In a vote that may have serious consequences for Europe’s economic crisis, the French Socialist Party showed laudable level-headedness this week in selecting the moderate Francois Hollande as its presidential candidate for next year’s election.
Hollande ran on a platform that was largely free of the demagoguery that has characterized the French left’s electoral message in the past. Given an electorate beset by anxiety over a debt and banking crisis, it would have been easy for Hollande or his principal rival for the nomination, Martine Aubry, to appeal to class resentment or reduce their nation’s troubles to the supposed domination of the all-purpose foreign boogeyman, the “Anglo-Saxon” economic model that values profit more than people.

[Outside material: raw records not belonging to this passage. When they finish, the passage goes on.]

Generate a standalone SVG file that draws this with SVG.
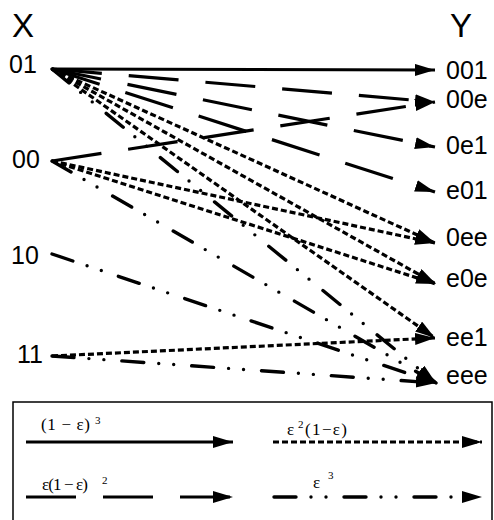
<svg xmlns="http://www.w3.org/2000/svg" width="494" height="520" viewBox="0 0 494 520">
<style>
.lbl{font-family:"Liberation Sans",Arial,sans-serif;font-size:25px;fill:#000}
.hdr{font-family:"Liberation Sans",Arial,sans-serif;font-size:33px;fill:#000}
.leg{font-family:"Liberation Serif","Times New Roman",serif;font-size:17px;fill:#000}
.sup{font-family:"Liberation Serif","Times New Roman",serif;font-size:11px;fill:#000}
.c{fill:none;stroke:#000;marker-end:url(#ah)}
.solid{stroke-width:3}
.dash{stroke-width:3.2;stroke-dasharray:50 27}
.dot{stroke-width:3.2;stroke-dasharray:6 3}
.dd{stroke-width:3.4;stroke-linecap:round;stroke-dasharray:22 15 0 15 0 18}
</style>
<defs>
<marker id="ah" markerUnits="userSpaceOnUse" markerWidth="22" markerHeight="14" refX="20" refY="6" orient="auto">
<path d="M0,0 L20,6 L0,12 z" fill="#000"/>
</marker>
</defs>
<rect width="494" height="520" fill="#fff"/>

<g id="header-X"><text class="hdr" x="12" y="37">X</text></g>
<g id="header-Y"><text class="hdr" x="450" y="37">Y</text></g>

<g id="x01"><text class="lbl" x="9" y="73">01</text></g>
<g id="x00"><text class="lbl" x="12" y="168">00</text></g>
<g id="x10"><text class="lbl" x="11" y="264">10</text></g>
<g id="x11"><text class="lbl" x="17" y="363">11</text></g>

<g id="y001"><text class="lbl" x="446" y="79">001</text></g>
<g id="y00e"><text class="lbl" x="446" y="108">00e</text></g>
<g id="y0e1"><text class="lbl" x="446" y="154">0e1</text></g>
<g id="ye01"><text class="lbl" x="446" y="199">e01</text></g>
<g id="y0ee"><text class="lbl" x="446" y="246">0ee</text></g>
<g id="ye0e"><text class="lbl" x="446" y="287">e0e</text></g>
<g id="yee1"><text class="lbl" x="446" y="346">ee1</text></g>
<g id="yeee"><text class="lbl" x="446" y="384">eee</text></g>

<g id="connectors">
<line class="c solid" x1="52" y1="69" x2="435" y2="70"/>
<line class="c dash" x1="52" y1="69" x2="435" y2="102"/>
<line class="c dash" x1="52" y1="161" x2="435" y2="102"/>
<line class="c dash" x1="52" y1="69" x2="435" y2="147"/>
<line class="c dash" x1="52" y1="69" x2="435" y2="192"/>
<line class="c dot" x1="52" y1="69" x2="435" y2="243"/>
<line class="c dot" x1="52" y1="69" x2="436" y2="284"/>
<line class="c dot" x1="52" y1="69" x2="435" y2="338"/>
<line class="c dd" x1="52" y1="69" x2="436" y2="383"/>
<line class="c dot" x1="52" y1="161" x2="435" y2="243"/>
<line class="c dot" x1="52" y1="161" x2="436" y2="284"/>
<line class="c dd" x1="52" y1="161" x2="436" y2="383"/>
<line class="c dd" x1="52" y1="254" x2="436" y2="383"/>
<line class="c dot" x1="52" y1="356" x2="435" y2="338"/>
<line class="c dd" x1="52" y1="356" x2="436" y2="383"/>
</g>

<g id="legend">
<path d="M13,522 L13,402 L492,402 L492,522" fill="none" stroke="#000" stroke-width="1.5"/>
<line class="c solid" x1="26" y1="442" x2="233" y2="442"/>
<text class="leg" x="41" y="430" font-size="17.5" textLength="49">(1 − ε)</text>
<text class="sup" x="95" y="424">3</text>
<line class="c dash" x1="26" y1="497" x2="233" y2="497"/>
<text class="leg" x="42" y="490" font-size="17" textLength="46">ε(1 − ε)</text>
<text class="sup" x="102" y="484">2</text>
<line class="c dot" x1="273" y1="442" x2="482" y2="442"/>
<text class="leg" x="287" y="435" font-size="19">ε</text>
<text class="sup" x="298" y="428">2</text>
<text class="leg" x="305" y="435" font-size="19" textLength="42">(1−ε)</text>
<line class="c dd" x1="274" y1="497" x2="482" y2="497"/>
<text class="leg" x="313" y="488" font-size="18">ε</text>
<text class="sup" x="328" y="479">3</text>
</g>
</svg>
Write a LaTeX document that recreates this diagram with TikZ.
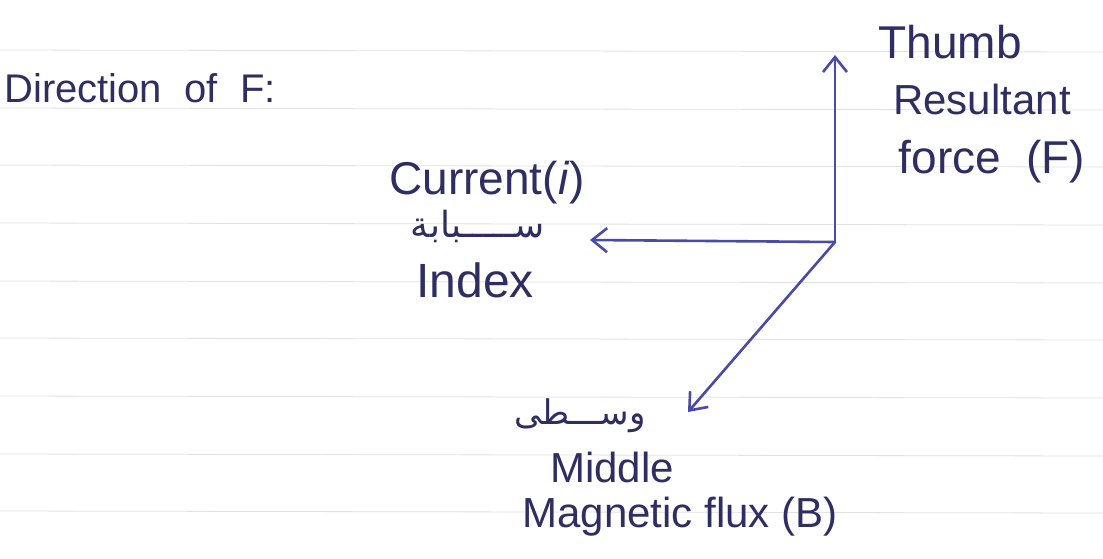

Instead, Hollande focused on the correct big issue: the need for France to shrink its ballooning budget deficit. In many regards, his approach is almost indistinguishable from that of his expected adversary in the election, France’s center-right president, Nicolas Sarkozy. Both vow to narrow the deficit to 3 percent of gross domestic product in 2013, from about 7 percent now. Hollande, however, goes further, by promising a balanced budget by 2017.
Most surprising, perhaps, the Socialist agenda calls for capping government-spending increases at 1.7 percent a year (a little less than the latest inflation rate of 2.2 percent). Sarkozy’s recently introduced austerity measures would limit spending growth at 1 percent.
To be sure, Hollande does lean on some old-fashioned and impractical thinking. He wants to restore the retirement age to 60 for some workers, rolling back a sensible move by Sarkozy to bring it up to 62, still far lower than in other comparable economies with aging populations.
Hollande has declined to endorse a call for higher taxes on the wealthy, but proposes instead to do away with a series of tax exemptions enacted by Sarkozy that he says favor the highest incomes. Corporate taxes, currently at 33 percent, would be lowered to 20 percent for companies that reinvest their profit and would be raised as high as 40 percent for firms that don’t do so or pay out dividends deemed excessive.
Regrettably, he also has endorsed a 0.5 percent levy on trades of stocks, bonds and derivatives by financial institutions. As we have said before, this proposal, known as the Tobin tax after its creator, the U.S. economist James Tobin, would have disastrous consequences by curbing growth.
None of this is intended as an endorsement of Hollande or any other candidate. Rather, we applaud the candor with which French politicians are making voters aware of the difficult choices ahead.
France was given a reminder of the stakes this week when Moody’s Investors Service said the nation’s top AAA credit rating may be at risk if the government agrees to guarantee the debt of weaker euro-area countries such as Italy and Spain as part of a rescue package. The uncertainty already has been damaging: The cost of insuring French bonds using credit-default swaps has soared to 191.5 basis points, from an average of about 84 in the first half of the year, making France’s debt most expensive to protect among the top-rated nations in Europe.
Of course, it remains to be seen whether Hollande and Sarkozy will stick to this responsible tone as the campaign gets under way. They are sure to be under considerable pressure to heat up their rhetoric to counter a much-less-measured third-party challenger, the far-right candidate Marine Le Pen, whose strategy will be to capitalize on the ambient anger with her anti-immigrant, anti-globalization message.
The mainstream candidates should resist the temptation to join her on the low road. A debased campaign will only harm France and further imperil the global economy.